WORK REQUIRED:
Copy out all the lines exactly. Omit pictures.

━━━━━━━━━━━━━━━━

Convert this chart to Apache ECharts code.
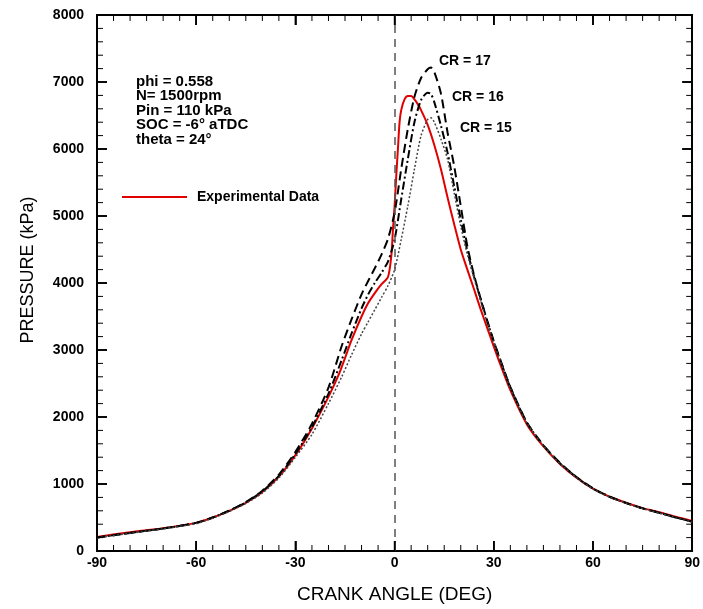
<!DOCTYPE html>
<html>
<head>
<meta charset="utf-8">
<script src="https://cdn.jsdelivr.net/npm/echarts@6/dist/echarts.min.js"></script>
<style>html,body{margin:0;padding:0;background:#fff;}#c{width:703px;height:609px;}</style>
</head>
<body>
<div id="c"></div>
<script>
// ---- data ----
const redAngle = [-90,-80,-70,-60,-55,-50,-45,-40,-35,-30,-25,-20,-17,-15,-13,-10,-8,-6,-4,-2,-1,-0.5,0,0.5,1,1.5,2,3,4,5,6,7,8,10,12,14,16,18,20,22,24,26,28,30,32,35,40,45,50,55,60,65,70,75,80,85,90];
const redP = [210,280,340,420,500,600,720,880,1110,1430,1830,2300,2620,2880,3150,3500,3700,3850,3980,4090,4400,4800,5150,5600,6000,6400,6580,6740,6790,6790,6740,6670,6580,6360,6060,5700,5280,4880,4500,4200,3910,3610,3330,3050,2780,2400,1890,1560,1300,1095,930,810,720,640,580,510,450];

const simAngle = [-90,-80,-70,-60,-55,-50,-45,-40,-35,-30,-25,-20,-16,-13,-10,-8,-6,-4,-2,0,2,4,6,8,10,11,12,14,16,18,20,22,24,26,28,30,32,35,40,45,50,55,60,65,70,75,80,85,90];
const cr17P = [200,270,335,420,500,605,730,900,1140,1480,1900,2440,3060,3460,3830,4030,4220,4420,4660,5050,5700,6300,6780,7060,7190,7215,7150,6830,6250,5750,5150,4550,4120,3770,3440,3130,2850,2450,1920,1580,1315,1105,935,812,718,638,572,502,438];
const cr16P = [200,270,335,420,500,600,725,890,1120,1450,1850,2350,2850,3250,3620,3830,4000,4150,4320,4650,5250,5850,6400,6730,6840,6820,6700,6350,5950,5450,4950,4480,4100,3760,3430,3120,2840,2440,1915,1575,1310,1100,930,810,715,636,570,500,436];
const cr15P = [195,265,330,410,490,590,710,865,1090,1400,1740,2200,2600,2930,3240,3420,3600,3780,3960,4200,4650,5150,5700,6200,6440,6465,6400,6150,5850,5350,4850,4430,4080,3740,3410,3110,2830,2430,1910,1570,1305,1095,925,806,713,633,568,498,434];

const xTicks = [-90,-60,-30,0,30,60,90];
const yTicks = [0,1000,2000,3000,4000,5000,6000,7000,8000];
const crLabels = ['CR = 17','CR = 16','CR = 15'];
const notes = ['phi = 0.558','N= 1500rpm','Pin = 110 kPa','SOC = -6° aTDC','theta = 24°'];

const X_MIN = -90, X_MAX = 90, Y_MIN = 0, Y_MAX = 8000;
const X_MINOR = 5, Y_MINOR = 200;

const pairs = (xs, ys) => xs.map((x, i) => [x, ys[i]]);

const chart = echarts.init(document.getElementById('c'));
const FONT = 'Liberation Sans, Arial, sans-serif';

function axis(kind, pos, interval, label, extra) {
  const a = {
    type: 'value', position: pos, interval: interval,
    min: kind === 'x' ? X_MIN : Y_MIN, max: kind === 'x' ? X_MAX : Y_MAX,
    axisLine: {show: true, onZero: false, lineStyle: {color: '#000', width: 2}},
    axisTick: {show: true, inside: true, length: 10, lineStyle: {color: '#000', width: 1.6}},
    splitLine: {show: false},
    axisLabel: label || {show: false}
  };
  return Object.assign(a, extra || {});
}

const xLabel = {margin: 5, color: '#000', fontWeight: 'bold', fontSize: 14, fontFamily: FONT,
  formatter: v => xTicks.includes(v) ? String(v) : ''};
const yLabel = {margin: 13, color: '#000', fontWeight: 'bold', fontSize: 14, fontFamily: FONT,
  formatter: v => yTicks.includes(v) ? String(v) : ''};

const textGraphics = [
  {type: 'text', left: 136, top: 74, style: {text: notes.join('\n'), lineHeight: 14.5,
    font: 'bold 15px ' + FONT, fill: '#000'}},
  {type: 'text', left: 439, top: 54, style: {text: crLabels[0], font: 'bold 14px ' + FONT, fill: '#000'}},
  {type: 'text', left: 452, top: 90, style: {text: crLabels[1], font: 'bold 14px ' + FONT, fill: '#000'}},
  {type: 'text', left: 460, top: 121, style: {text: crLabels[2], font: 'bold 14px ' + FONT, fill: '#000'}}
];

chart.setOption({
  animation: false,
  backgroundColor: '#fff',
  grid: {left: 97, right: 10, top: 15, bottom: 56},
  xAxis: [
    axis('x', 'bottom', 30, xLabel, {name: 'CRANK ANGLE (DEG)', nameLocation: 'middle', nameGap: 34,
      nameTextStyle: {fontSize: 19, color: '#000', fontFamily: FONT}}),
    axis('x', 'top', 30)
  ],
  yAxis: [
    axis('y', 'left', 1000, yLabel, {name: 'PRESSURE (kPa)', nameLocation: 'middle', nameGap: 60,
      nameTextStyle: {fontSize: 18, color: '#000', fontFamily: FONT, padding: [0, 0, 0, 26]}}),
    axis('y', 'right', 1000)
  ],
  legend: {
    data: ['Experimental Data'], left: 122, top: 190, padding: 0, icon: 'rect', itemWidth: 65, itemHeight: 2,
    textStyle: {fontSize: 14, fontWeight: 'bold', color: '#000', fontFamily: FONT, padding: [0, 0, 0, 5]}
  },
  series: [
    {
      name: 'Experimental Data', type: 'line', data: pairs(redAngle, redP), showSymbol: false, smooth: 0.25,
      lineStyle: {color: '#e00000', width: 2}, itemStyle: {color: '#e00000'},
      markLine: {silent: true, symbol: 'none', label: {show: false},
        lineStyle: {color: '#555', type: [8, 6], width: 1.5}, data: [{xAxis: 0}]}
    },
    {
      name: 'CR = 17', type: 'line', data: pairs(simAngle, cr17P), showSymbol: false, smooth: 0.25,
      lineStyle: {color: '#000', width: 2, type: [9, 5]}
    },
    {
      name: 'CR = 16', type: 'line', data: pairs(simAngle, cr16P), showSymbol: false, smooth: 0.25,
      lineStyle: {color: '#000', width: 2, type: [8, 3, 2, 3]}
    },
    {
      name: 'CR = 15', type: 'line', data: pairs(simAngle, cr15P), showSymbol: false, smooth: 0.25,
      lineStyle: {color: '#444', width: 1.5, type: [2, 2]}
    }
  ],
  graphic: {elements: textGraphics}
});

// inward tick marks on all four sides, placed through the chart's own scales
const finder = {xAxisIndex: 0, yAxisIndex: 0};
const tickRects = [];
function addRect(x, y, w, h) {
  tickRects.push({type: 'rect', silent: true, z: 100,
    shape: {x: x, y: y, width: w, height: h}, style: {fill: '#000'}});
}
for (let v = X_MIN; v <= X_MAX; v += X_MINOR) {
  const major = xTicks.includes(v);
  const len = major ? 10 : 6, w = major ? 1.6 : 1;
  const pb = chart.convertToPixel(finder, [v, Y_MIN]);
  const pt = chart.convertToPixel(finder, [v, Y_MAX]);
  addRect(pb[0] - w / 2, pb[1] - len, w, len);
  addRect(pt[0] - w / 2, pt[1], w, len);
}
for (let v = Y_MIN; v <= Y_MAX; v += Y_MINOR) {
  const major = yTicks.includes(v);
  const len = major ? 10 : 6, w = major ? 1.6 : 1;
  const pl = chart.convertToPixel(finder, [X_MIN, v]);
  const pr = chart.convertToPixel(finder, [X_MAX, v]);
  addRect(pl[0], pl[1] - w / 2, len, w);
  addRect(pr[0] - len, pr[1] - w / 2, len, w);
}
chart.setOption({graphic: {elements: textGraphics.concat(tickRects)}});
</script>
</body>
</html>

━━━━━━━━━━━━━━━━

ANSWER TO THE EXERCISE:
Convert this chart to Apache ECharts code.
<!DOCTYPE html>
<html>
<head>
<meta charset="utf-8">
<script src="https://cdn.jsdelivr.net/npm/echarts@6/dist/echarts.min.js"></script>
<style>html,body{margin:0;padding:0;background:#fff;}#c{width:703px;height:609px;}</style>
</head>
<body>
<div id="c"></div>
<script>
// ---- data ----
const redAngle = [-90,-80,-70,-60,-55,-50,-45,-40,-35,-30,-25,-20,-17,-15,-13,-10,-8,-6,-4,-2,-1,-0.5,0,0.5,1,1.5,2,3,4,5,6,7,8,10,12,14,16,18,20,22,24,26,28,30,32,35,40,45,50,55,60,65,70,75,80,85,90];
const redP = [210,280,340,420,500,600,720,880,1110,1430,1830,2300,2620,2880,3150,3500,3700,3850,3980,4090,4400,4800,5150,5600,6000,6400,6580,6740,6790,6790,6740,6670,6580,6360,6060,5700,5280,4880,4500,4200,3910,3610,3330,3050,2780,2400,1890,1560,1300,1095,930,810,720,640,580,510,450];

const simAngle = [-90,-80,-70,-60,-55,-50,-45,-40,-35,-30,-25,-20,-16,-13,-10,-8,-6,-4,-2,0,2,4,6,8,10,11,12,14,16,18,20,22,24,26,28,30,32,35,40,45,50,55,60,65,70,75,80,85,90];
const cr17P = [200,270,335,420,500,605,730,900,1140,1480,1900,2440,3060,3460,3830,4030,4220,4420,4660,5050,5700,6300,6780,7060,7190,7215,7150,6830,6250,5750,5150,4550,4120,3770,3440,3130,2850,2450,1920,1580,1315,1105,935,812,718,638,572,502,438];
const cr16P = [200,270,335,420,500,600,725,890,1120,1450,1850,2350,2850,3250,3620,3830,4000,4150,4320,4650,5250,5850,6400,6730,6840,6820,6700,6350,5950,5450,4950,4480,4100,3760,3430,3120,2840,2440,1915,1575,1310,1100,930,810,715,636,570,500,436];
const cr15P = [195,265,330,410,490,590,710,865,1090,1400,1740,2200,2600,2930,3240,3420,3600,3780,3960,4200,4650,5150,5700,6200,6440,6465,6400,6150,5850,5350,4850,4430,4080,3740,3410,3110,2830,2430,1910,1570,1305,1095,925,806,713,633,568,498,434];

const xTicks = [-90,-60,-30,0,30,60,90];
const yTicks = [0,1000,2000,3000,4000,5000,6000,7000,8000];
const crLabels = ['CR = 17','CR = 16','CR = 15'];
const notes = ['phi = 0.558','N= 1500rpm','Pin = 110 kPa','SOC = -6° aTDC','theta = 24°'];

const X_MIN = -90, X_MAX = 90, Y_MIN = 0, Y_MAX = 8000;
const X_MINOR = 5, Y_MINOR = 200;

const pairs = (xs, ys) => xs.map((x, i) => [x, ys[i]]);

const chart = echarts.init(document.getElementById('c'));
const FONT = 'Liberation Sans, Arial, sans-serif';

function axis(kind, pos, interval, label, extra) {
  const a = {
    type: 'value', position: pos, interval: interval,
    min: kind === 'x' ? X_MIN : Y_MIN, max: kind === 'x' ? X_MAX : Y_MAX,
    axisLine: {show: true, onZero: false, lineStyle: {color: '#000', width: 2}},
    axisTick: {show: true, inside: true, length: 10, lineStyle: {color: '#000', width: 1.6}},
    splitLine: {show: false},
    axisLabel: label || {show: false}
  };
  return Object.assign(a, extra || {});
}

const xLabel = {margin: 5, color: '#000', fontWeight: 'bold', fontSize: 14, fontFamily: FONT,
  formatter: v => xTicks.includes(v) ? String(v) : ''};
const yLabel = {margin: 13, color: '#000', fontWeight: 'bold', fontSize: 14, fontFamily: FONT,
  formatter: v => yTicks.includes(v) ? String(v) : ''};

const textGraphics = [
  {type: 'text', left: 136, top: 74, style: {text: notes.join('\n'), lineHeight: 14.5,
    font: 'bold 15px ' + FONT, fill: '#000'}},
  {type: 'text', left: 439, top: 54, style: {text: crLabels[0], font: 'bold 14px ' + FONT, fill: '#000'}},
  {type: 'text', left: 452, top: 90, style: {text: crLabels[1], font: 'bold 14px ' + FONT, fill: '#000'}},
  {type: 'text', left: 460, top: 121, style: {text: crLabels[2], font: 'bold 14px ' + FONT, fill: '#000'}}
];

chart.setOption({
  animation: false,
  backgroundColor: '#fff',
  grid: {left: 97, right: 10, top: 15, bottom: 56},
  xAxis: [
    axis('x', 'bottom', 30, xLabel, {name: 'CRANK ANGLE (DEG)', nameLocation: 'middle', nameGap: 34,
      nameTextStyle: {fontSize: 19, color: '#000', fontFamily: FONT}}),
    axis('x', 'top', 30)
  ],
  yAxis: [
    axis('y', 'left', 1000, yLabel, {name: 'PRESSURE (kPa)', nameLocation: 'middle', nameGap: 60,
      nameTextStyle: {fontSize: 18, color: '#000', fontFamily: FONT, padding: [0, 0, 0, 26]}}),
    axis('y', 'right', 1000)
  ],
  legend: {
    data: ['Experimental Data'], left: 122, top: 190, padding: 0, icon: 'rect', itemWidth: 65, itemHeight: 2,
    textStyle: {fontSize: 14, fontWeight: 'bold', color: '#000', fontFamily: FONT, padding: [0, 0, 0, 5]}
  },
  series: [
    {
      name: 'Experimental Data', type: 'line', data: pairs(redAngle, redP), showSymbol: false, smooth: 0.25,
      lineStyle: {color: '#e00000', width: 2}, itemStyle: {color: '#e00000'},
      markLine: {silent: true, symbol: 'none', label: {show: false},
        lineStyle: {color: '#555', type: [8, 6], width: 1.5}, data: [{xAxis: 0}]}
    },
    {
      name: 'CR = 17', type: 'line', data: pairs(simAngle, cr17P), showSymbol: false, smooth: 0.25,
      lineStyle: {color: '#000', width: 2, type: [9, 5]}
    },
    {
      name: 'CR = 16', type: 'line', data: pairs(simAngle, cr16P), showSymbol: false, smooth: 0.25,
      lineStyle: {color: '#000', width: 2, type: [8, 3, 2, 3]}
    },
    {
      name: 'CR = 15', type: 'line', data: pairs(simAngle, cr15P), showSymbol: false, smooth: 0.25,
      lineStyle: {color: '#444', width: 1.5, type: [2, 2]}
    }
  ],
  graphic: {elements: textGraphics}
});

// inward tick marks on all four sides, placed through the chart's own scales
const finder = {xAxisIndex: 0, yAxisIndex: 0};
const tickRects = [];
function addRect(x, y, w, h) {
  tickRects.push({type: 'rect', silent: true, z: 100,
    shape: {x: x, y: y, width: w, height: h}, style: {fill: '#000'}});
}
for (let v = X_MIN; v <= X_MAX; v += X_MINOR) {
  const major = xTicks.includes(v);
  const len = major ? 10 : 6, w = major ? 1.6 : 1;
  const pb = chart.convertToPixel(finder, [v, Y_MIN]);
  const pt = chart.convertToPixel(finder, [v, Y_MAX]);
  addRect(pb[0] - w / 2, pb[1] - len, w, len);
  addRect(pt[0] - w / 2, pt[1], w, len);
}
for (let v = Y_MIN; v <= Y_MAX; v += Y_MINOR) {
  const major = yTicks.includes(v);
  const len = major ? 10 : 6, w = major ? 1.6 : 1;
  const pl = chart.convertToPixel(finder, [X_MIN, v]);
  const pr = chart.convertToPixel(finder, [X_MAX, v]);
  addRect(pl[0], pl[1] - w / 2, len, w);
  addRect(pr[0] - len, pr[1] - w / 2, len, w);
}
chart.setOption({graphic: {elements: textGraphics.concat(tickRects)}});
</script>
</body>
</html>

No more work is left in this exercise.